This month we sat down with David Hare, President of the Institute and Faculty of Actuaries, and a Partner at Deloitte, to talk to him about his article in this month's edition of The Actuary.

In this month's The Actuary, you speak about the importance of actuaries staying up-to-date with technology and current issues. Why is that so important?

In the past actuaries were seen as key thinkers in life insurance companies, and that is still the case when it's all about risk. However, nowadays a lot of insurance companies are more focused on investment opportunities for customers, and there are a lot of other people in addition to actuaries who have good ideas in that space. One of the ways of increasing relevance for actuaries is to embrace all the other issues which are on the agenda of senior management, and use our analysis and problem solving skills, as well as creativity and imagination, to actually help companies create value.

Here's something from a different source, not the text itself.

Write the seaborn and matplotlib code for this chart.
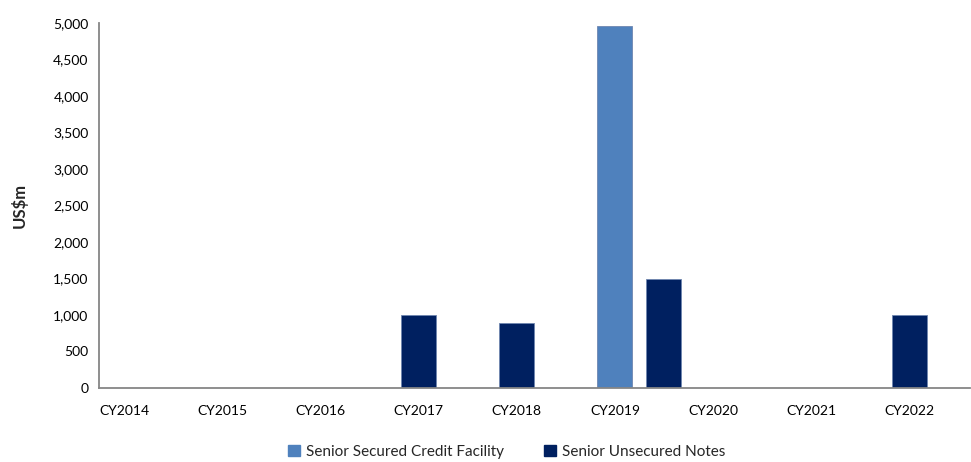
#!/usr/bin/env python3
"""
Debt maturity profile: bars by maturity date, one colour per facility.
"""

import matplotlib.pyplot as plt
import matplotlib.ticker as mticker
import pandas as pd
import seaborn as sns

# maturity (fractional calendar year), facility, amount in US$m
maturity = [2017.25, 2018.25, 2019.25, 2019.75, 2022.25]
facility = [
    "Senior Unsecured Notes",
    "Senior Unsecured Notes",
    "Senior Secured Credit Facility",
    "Senior Unsecured Notes",
    "Senior Unsecured Notes",
]
amount = [1000, 890, 4960, 1500, 1000]

series = ["Senior Secured Credit Facility", "Senior Unsecured Notes"]
colors = ["#4F81BD", "#002060"]
years = list(range(2014, 2023))
year_labels = [f"CY{y}" for y in years]
y_ticks = list(range(0, 5001, 500))

sns.set_theme(style="white")
plt.rcParams["font.family"] = ["Lato", "DejaVu Sans"]

df = pd.DataFrame({"maturity": maturity, "facility": facility, "amount": amount})

fig = plt.figure(figsize=(9.71, 4.62), dpi=100)
ax = fig.add_axes([99 / 971, 1 - 388 / 462, 871 / 971, 365 / 462])

sns.barplot(
    data=df,
    x="maturity",
    y="amount",
    hue="facility",
    hue_order=series,
    palette=colors,
    saturation=1,
    native_scale=True,
    dodge=False,
    width=0.712,
    errorbar=None,
    edgecolor="#6F86B0",
    linewidth=0.6,
    ax=ax,
)

ax.set_xlim(2014, 2022.87)
ax.set_ylim(0, 5000)
ax.set_xticks(years)
ax.set_xticklabels(year_labels, ha="left")
ax.set_yticks(y_ticks)
ax.yaxis.set_major_formatter(mticker.StrMethodFormatter("{x:,.0f}"))
ax.tick_params(axis="both", labelsize=10, colors="#868686", labelcolor="#000000",
               direction="out", length=4, width=1)
ax.tick_params(axis="x", pad=8)

sns.despine(ax=ax)
for side in ("left", "bottom"):
    ax.spines[side].set_color("#868686")
    ax.spines[side].set_linewidth(1.3)

ax.set_xlabel("")
ax.set_ylabel("US$m", fontsize=12, fontweight="bold", labelpad=18)

ax.get_legend().remove()
handles = [plt.Rectangle((0, 0), 1, 1, color=c) for c in colors]
fig.legend(
    handles,
    series,
    loc="center",
    bbox_to_anchor=(0.522, 0.022),
    ncol=2,
    frameon=False,
    fontsize=11,
    handlelength=0.8,
    handleheight=0.8,
    handletextpad=0.4,
    columnspacing=2.6,
)

fig.savefig("out.png", dpi=100)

How does data analytics help actuaries do their jobs better?

Through data analytics you're getting data to help you to better relate to existing customers, target new customers and understand your risk better and more cheaply than other models. It can also be used to improve the underwriting process and make it more efficient.

Throughout your career, how have you seen the use of data analytics change the actuarial profession?

About ten years ago, the next big use of data was for actuaries to plot risk distributions and look at percentiles. That required understanding what data is out there to try to model the past to predict the future. Now leading companies in the UK are using the heavy lifting data technology to look at customer data in new ways to understand how to best meet their needs. For example, how to use external data with internal data to develop next best action. Or voice recognition technology to flag whether there are issues with products by tracking certain words coming up during customer calls.

Do you think that actuaries are embracing enough of new technology?

What I'm hearing is that firms want to embrace data analytics, but what I'm worried about is that actuaries will fall behind. Actuaries need to not just keep up with the difficult technical aspects, but keep up-to-date with value adding customer facing issues, clever technology and other things that are coming to the fore. We need to be fully embracing of this otherwise we will not be the business leaders tomorrow.

In your opinion, do you see a discrepancy between information derived from data analytics and putting it into use?

I suspect there is no company that has completely cracked data analytics. If anybody is reading this blog and thinks they are the people, please get in touch with me and I'd be very happy to say I'm wrong!

What I'm hearing from my colleagues and clients, is that there is still a real appetite to see what more can be done and there's probably still an early mover advantage that can be gained from doing this.

What do you think of all the technological advances and the impact they are having on the actuarial profession?

I have been wowed and excited by all of this. Some actuaries are sceptical and ask why they should be involved in data analytics because some don't feel it is complicated enough. But if it's going to add value to firms, actuaries should be part of that. There will be times when they will have to warn against things and will need to have built up the credibility to do that effectively. You get a lot of credibility from being an actuary, but you also get a lot of credibility from helping the business make money and serve customers better, and doing it in a more efficient and controlled way. There is a lot of innovation going on that can help actuaries in all of these things. So if, as an actuary, you're not changing the way you're thinking about your role, then you might be missing a trick.